**The exercise**
Everything from the first line down to the line containing "0.935, 0.90, 0.905]" is to be retyped exactly, both ends included, with pictures left out.

**Stored data**

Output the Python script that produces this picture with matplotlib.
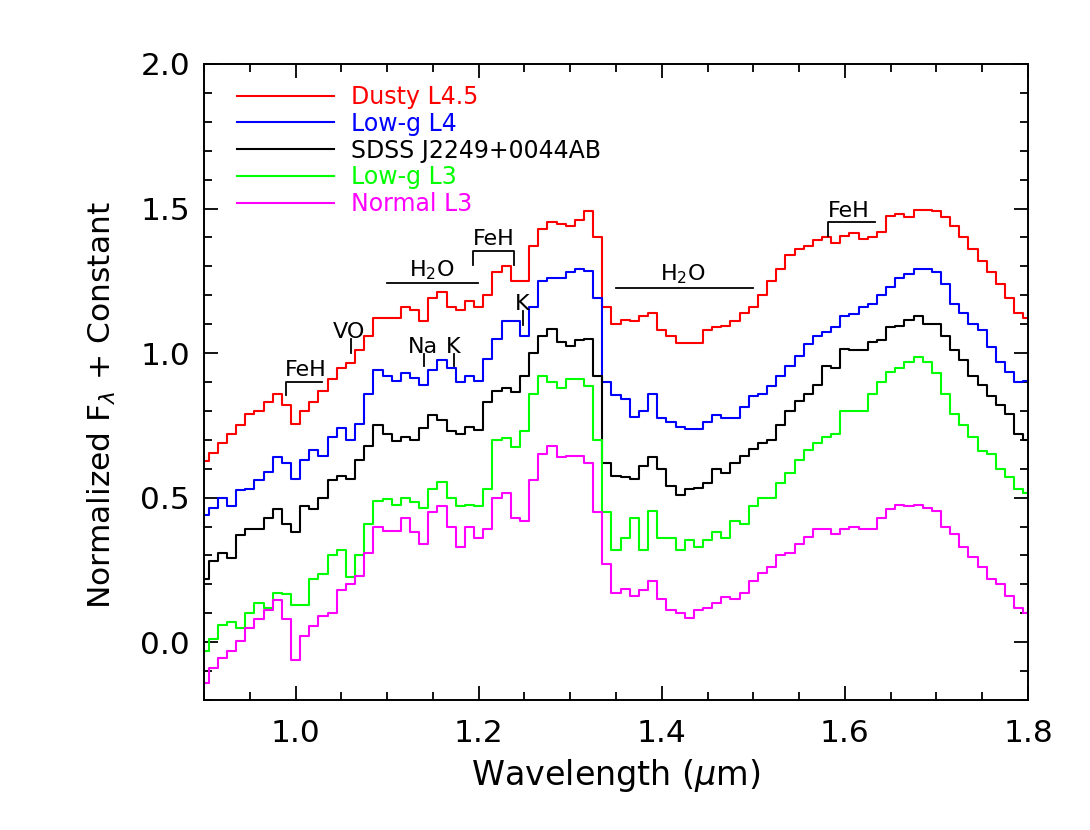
import numpy as np
import matplotlib
matplotlib.use("Agg")
import matplotlib.pyplot as plt
from matplotlib.ticker import MultipleLocator, FormatStrFormatter

# wavelength grid (micron)
wave = np.round(np.arange(0.90, 1.8001, 0.01), 2)

dusty_l45 = [0.626, 0.655, 0.69, 0.72, 0.75, 0.788, 0.80, 0.83, 0.86, 0.82,
             0.755, 0.80, 0.83, 0.87, 0.91, 0.95, 0.965, 1.01, 1.06, 1.12,
             1.12, 1.12, 1.16, 1.15, 1.11, 1.19, 1.21, 1.16, 1.15, 1.18,
             1.16, 1.20, 1.28, 1.30, 1.25, 1.25, 1.37, 1.43, 1.455, 1.445,
             1.44, 1.46, 1.49, 1.40, 1.16, 1.10, 1.115, 1.11, 1.13, 1.14,
             1.08, 1.06, 1.035, 1.035, 1.035, 1.08, 1.09, 1.095, 1.11, 1.14,
             1.16, 1.20, 1.25, 1.29, 1.34, 1.36, 1.37, 1.39, 1.40, 1.38,
             1.405, 1.415, 1.395, 1.40, 1.42, 1.475, 1.48, 1.47, 1.495, 1.495,
             1.49, 1.47, 1.44, 1.40, 1.36, 1.32, 1.28, 1.24, 1.19, 1.14, 1.12]

lowg_l4 = [0.44, 0.465, 0.50, 0.47, 0.525, 0.53, 0.56, 0.59, 0.64, 0.62,
           0.565, 0.63, 0.665, 0.645, 0.71, 0.74, 0.70, 0.755, 0.86, 0.94,
           0.92, 0.905, 0.93, 0.915, 0.89, 0.94, 0.975, 0.95, 0.90, 0.92,
           0.905, 0.98, 1.05, 1.11, 1.11, 1.06, 1.16, 1.25, 1.26, 1.26,
           1.28, 1.29, 1.285, 1.19, 0.90, 0.855, 0.84, 0.78, 0.80, 0.86,
           0.775, 0.76, 0.745, 0.736, 0.736, 0.76, 0.785, 0.776, 0.776, 0.815,
           0.85, 0.86, 0.886, 0.92, 0.955, 0.99, 1.03, 1.06, 1.073, 1.09,
           1.13, 1.135, 1.16, 1.17, 1.20, 1.23, 1.26, 1.275, 1.29, 1.29,
           1.28, 1.24, 1.17, 1.14, 1.10, 1.08, 1.02, 0.97, 0.935, 0.90, 0.905]

sdss_j2249 = [0.22, 0.28, 0.31, 0.29, 0.37, 0.39, 0.39, 0.43, 0.46, 0.41,
              0.38, 0.47, 0.46, 0.50, 0.56, 0.575, 0.565, 0.63, 0.68, 0.75,
              0.72, 0.695, 0.71, 0.70, 0.74, 0.785, 0.77, 0.73, 0.72, 0.745,
              0.735, 0.83, 0.87, 0.88, 0.865, 0.92, 1.00, 1.06, 1.085, 1.04,
              1.025, 1.045, 1.05, 0.92, 0.62, 0.575, 0.57, 0.565, 0.61, 0.64,
              0.60, 0.54, 0.51, 0.53, 0.535, 0.55, 0.60, 0.586, 0.62, 0.645,
              0.67, 0.69, 0.70, 0.75, 0.80, 0.835, 0.86, 0.89, 0.955, 0.95,
              1.013, 1.01, 1.01, 1.04, 1.045, 1.09, 1.095, 1.115, 1.13, 1.10,
              1.10, 1.06, 1.01, 0.975, 0.92, 0.89, 0.85, 0.82, 0.79, 0.72, 0.70]

lowg_l3 = [-0.03, 0.01, 0.06, 0.07, 0.05, 0.10, 0.135, 0.12, 0.17, 0.165,
           0.13, 0.13, 0.22, 0.235, 0.30, 0.32, 0.225, 0.30, 0.41, 0.49,
           0.495, 0.475, 0.50, 0.485, 0.465, 0.53, 0.555, 0.50, 0.47, 0.475,
           0.47, 0.53, 0.70, 0.705, 0.675, 0.73, 0.86, 0.92, 0.90, 0.88,
           0.91, 0.91, 0.885, 0.70, 0.45, 0.32, 0.36, 0.43, 0.32, 0.455,
           0.36, 0.36, 0.32, 0.355, 0.33, 0.355, 0.38, 0.36, 0.42, 0.41,
           0.47, 0.50, 0.50, 0.55, 0.585, 0.63, 0.665, 0.69, 0.71, 0.72,
           0.80, 0.80, 0.80, 0.86, 0.90, 0.935, 0.95, 0.97, 0.985, 0.97,
           0.93, 0.86, 0.79, 0.75, 0.71, 0.66, 0.65, 0.60, 0.57, 0.53, 0.515]

normal_l3 = [-0.14, -0.09, -0.055, -0.03, 0.005, 0.05, 0.08, 0.11, 0.145, 0.08,
             -0.06, 0.02, 0.055, 0.09, 0.10, 0.18, 0.20, 0.23, 0.31, 0.40,
             0.385, 0.385, 0.43, 0.38, 0.34, 0.45, 0.47, 0.40, 0.33, 0.40,
             0.36, 0.39, 0.50, 0.515, 0.43, 0.42, 0.56, 0.65, 0.68, 0.64,
             0.645, 0.645, 0.62, 0.45, 0.27, 0.17, 0.185, 0.16, 0.18, 0.21,
             0.15, 0.11, 0.10, 0.085, 0.11, 0.12, 0.135, 0.155, 0.15, 0.17,
             0.21, 0.24, 0.26, 0.30, 0.31, 0.34, 0.365, 0.39, 0.39, 0.375,
             0.39, 0.40, 0.39, 0.39, 0.43, 0.46, 0.475, 0.47, 0.475, 0.465,
             0.455, 0.40, 0.375, 0.33, 0.295, 0.26, 0.22, 0.20, 0.16, 0.12, 0.10]

labels = ["Dusty L4.5", "Low-g L4", "SDSS J2249+0044AB", "Low-g L3", "Normal L3"]
colors = ["#ff0000", "#0000ff", "#000000", "#00ff00", "#ff00ff"]
spectra = [dusty_l45, lowg_l4, sdss_j2249, lowg_l3, normal_l3]

plt.rcParams["font.family"] = "DejaVu Sans"
plt.rcParams["mathtext.fontset"] = "dejavusans"

fig = plt.figure(figsize=(10.9, 8.3), dpi=100)
ax = fig.add_axes([0.1872, 0.1566, 0.7559, 0.7663])

for spec, col, lab in zip(spectra, colors, labels):
    ax.plot(wave, spec, drawstyle="steps-mid", color=col, lw=1.5, label=lab)

ax.set_xlim(0.9, 1.8)
ax.set_ylim(-0.2, 2.0)

# line identifications
ann = dict(color="black", lw=1.3)
tsize = 16
ax.plot([0.9895, 0.9895, 1.029], [0.855, 0.899, 0.899], **ann)
ax.text(1.011, 0.921, "FeH", fontsize=tsize, ha="center", va="baseline")
ax.plot([1.060, 1.060], [1.002, 1.048], **ann)
ax.text(1.058, 1.052, "VO", fontsize=tsize, ha="center", va="baseline")
ax.plot([1.100, 1.1995], [1.244, 1.244], **ann)
ax.text(1.149, 1.267, "H$_2$O", fontsize=tsize, ha="center", va="baseline")
ax.plot([1.194, 1.194, 1.239, 1.239], [1.304, 1.354, 1.354, 1.304], **ann)
ax.text(1.216, 1.375, "FeH", fontsize=tsize, ha="center", va="baseline")
ax.plot([1.140, 1.140], [0.955, 0.996], **ann)
ax.text(1.139, 1.0, "Na", fontsize=tsize, ha="center", va="baseline")
ax.plot([1.173, 1.173], [0.955, 0.996], **ann)
ax.text(1.172, 1.0, "K", fontsize=tsize, ha="center", va="baseline")
ax.plot([1.248, 1.248], [1.096, 1.146], **ann)
ax.text(1.248, 1.15, "K", fontsize=tsize, ha="center", va="baseline")
ax.plot([1.35, 1.50], [1.224, 1.224], **ann)
ax.text(1.4233, 1.25, "H$_2$O", fontsize=tsize, ha="center", va="baseline")
ax.plot([1.582, 1.582, 1.633], [1.406, 1.455, 1.455], **ann)
ax.text(1.604, 1.47, "FeH", fontsize=tsize, ha="center", va="baseline")

leg = ax.legend(loc="upper left", bbox_to_anchor=(0.0283, 0.982), frameon=False,
                fontsize=17, handlelength=4.1, handletextpad=0.75,
                labelspacing=0.12, borderaxespad=0)
for txt, col in zip(leg.get_texts(), colors):
    txt.set_color(col)

ax.xaxis.set_major_locator(MultipleLocator(0.2))
ax.xaxis.set_minor_locator(MultipleLocator(0.05))
ax.yaxis.set_major_locator(MultipleLocator(0.5))
ax.yaxis.set_minor_locator(MultipleLocator(0.1))
ax.xaxis.set_major_formatter(FormatStrFormatter("%.1f"))
ax.yaxis.set_major_formatter(FormatStrFormatter("%.1f"))
ax.tick_params(which="both", direction="in", top=True, right=True,
               labelsize=22.5, width=1.3)
ax.tick_params(which="major", length=10)
ax.tick_params(which="minor", length=5.5)
ax.tick_params(axis="x", pad=14)
ax.tick_params(axis="y", pad=10)
for sp in ax.spines.values():
    sp.set_linewidth(1.4)

ax.set_xlabel("Wavelength ($\\mu$m)", fontsize=24, labelpad=6)
ax.set_ylabel("Normalized F$_\\lambda$ + Constant", fontsize=22.5)
ax.yaxis.set_label_coords(-0.104, 0.464)

fig.savefig("out.png", dpi=100)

**Solution for this problem**
Output the Python script that produces this picture with matplotlib.
import numpy as np
import matplotlib
matplotlib.use("Agg")
import matplotlib.pyplot as plt
from matplotlib.ticker import MultipleLocator, FormatStrFormatter

# wavelength grid (micron)
wave = np.round(np.arange(0.90, 1.8001, 0.01), 2)

dusty_l45 = [0.626, 0.655, 0.69, 0.72, 0.75, 0.788, 0.80, 0.83, 0.86, 0.82,
             0.755, 0.80, 0.83, 0.87, 0.91, 0.95, 0.965, 1.01, 1.06, 1.12,
             1.12, 1.12, 1.16, 1.15, 1.11, 1.19, 1.21, 1.16, 1.15, 1.18,
             1.16, 1.20, 1.28, 1.30, 1.25, 1.25, 1.37, 1.43, 1.455, 1.445,
             1.44, 1.46, 1.49, 1.40, 1.16, 1.10, 1.115, 1.11, 1.13, 1.14,
             1.08, 1.06, 1.035, 1.035, 1.035, 1.08, 1.09, 1.095, 1.11, 1.14,
             1.16, 1.20, 1.25, 1.29, 1.34, 1.36, 1.37, 1.39, 1.40, 1.38,
             1.405, 1.415, 1.395, 1.40, 1.42, 1.475, 1.48, 1.47, 1.495, 1.495,
             1.49, 1.47, 1.44, 1.40, 1.36, 1.32, 1.28, 1.24, 1.19, 1.14, 1.12]

lowg_l4 = [0.44, 0.465, 0.50, 0.47, 0.525, 0.53, 0.56, 0.59, 0.64, 0.62,
           0.565, 0.63, 0.665, 0.645, 0.71, 0.74, 0.70, 0.755, 0.86, 0.94,
           0.92, 0.905, 0.93, 0.915, 0.89, 0.94, 0.975, 0.95, 0.90, 0.92,
           0.905, 0.98, 1.05, 1.11, 1.11, 1.06, 1.16, 1.25, 1.26, 1.26,
           1.28, 1.29, 1.285, 1.19, 0.90, 0.855, 0.84, 0.78, 0.80, 0.86,
           0.775, 0.76, 0.745, 0.736, 0.736, 0.76, 0.785, 0.776, 0.776, 0.815,
           0.85, 0.86, 0.886, 0.92, 0.955, 0.99, 1.03, 1.06, 1.073, 1.09,
           1.13, 1.135, 1.16, 1.17, 1.20, 1.23, 1.26, 1.275, 1.29, 1.29,
           1.28, 1.24, 1.17, 1.14, 1.10, 1.08, 1.02, 0.97, 0.935, 0.90, 0.905]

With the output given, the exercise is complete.